Thursday, November 4, 2010

Why I voted the way I did

Well, the election is over. The people voted for change—the biggest increase of one party in the House of Representatives in over sixty years. I voted as a conservative on all issues as well as candidates and wanted to share six reasons for doing so.

I believe in common sense. Look at the Democratic Party. Its leaders are lawyers. In fact every presidential nominee since 1984 went to law school. Every vice presidential nominee since 1976, except for Lloyd Bentsen, went to law school. Then look at Republicans on the national scene—business leaders, company starters, teachers, blue collar workers. I would trust this group far more to reach a common sense conclusion about how the world really operates, especially in this time of economic concerns. If more conservatives had been in charge, I think they would have seen the stupidity of pouring money into new-car rebates or huge stimulus plans that failed to deliver real improvements.

I believe in the existence of real evil. Barack Obama has downplayed the horrors of Iran, North Korea, China, and other miserable countries where human rights are neglected. He thinks, like so many liberals in the Democratic Party, that tyrants will change their ways if they are accommodated, smiled at, embraced, praised, listened to. That didn’t seem to work with Hitler, Mao, or Stalin, and I don’t see any reason to believe it will work now. Let’s go back to calling terrorism what it really is rather than “man-made disaster,” in the words of the current administration.

I believe in smaller government. A huge bureaucracy cannot respond well to individual needs. As I heard the other day, “A big government means a small citizen.” We are part of America, where freedom from bloated government has allowed for business to thrive, for people to become anything they wish, for self-reliance to flourish. Do we really want to become another Europe? Look at how they have reacted in France when the government has had to reign in all the goodies.

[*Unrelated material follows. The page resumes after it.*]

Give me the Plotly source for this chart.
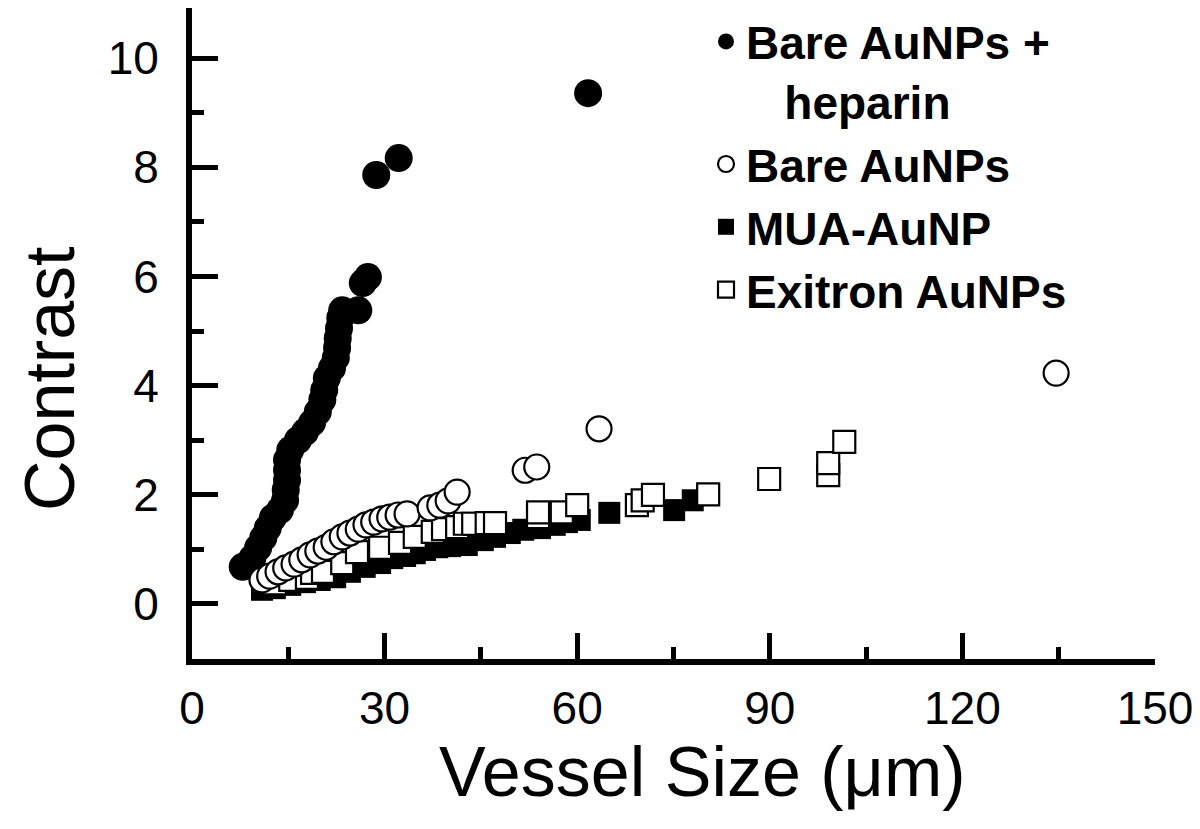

I believe in a strong family. There are way too many who, for the sake of social experimentation, have called for more abortion, same-sex marriage, and other attacks on the family, which is the place where the young learn to become civilized. A traditional family is where the next generation is raised, loved, and sent out into the world as complete individuals.

I believe in American exceptionalism. That’s not popular today in some quarters, including the White House, where Obama can’t bring himself to say there’s anything special about the United States. But it was our country where liberty, equality, the respect for laws, and religious fervor provided inspiration for the entire world. We have done more to make the world a better place than any other country in the history of mankind. I wish this was taught in our schools as it once was.

Finally, I believe in seeing the world realistically. The liberal view is one of wishes, utopias, dreams, and abstractions. They don’t seem to get it-- evil really exists, the world’s climate has changed many times long before the industrial age, business is not a dirty word, the Constitution shouldn’t be twisted out of shape to serve a current fad, school is a place for information rather than indoctrination, hard work needs to be rewarded instead of being penalized, the human heart is twisted so that cleaning up the exterior will not solve the problem, oil is necessary right now while we are switching over to alternative fuels, and the existence of God seems like a reasonable assumption, given all the evidence.

Now that the election is over, the hard part begins. Let’s make sure these new members of Congress carry out the desires of the people who sent them there.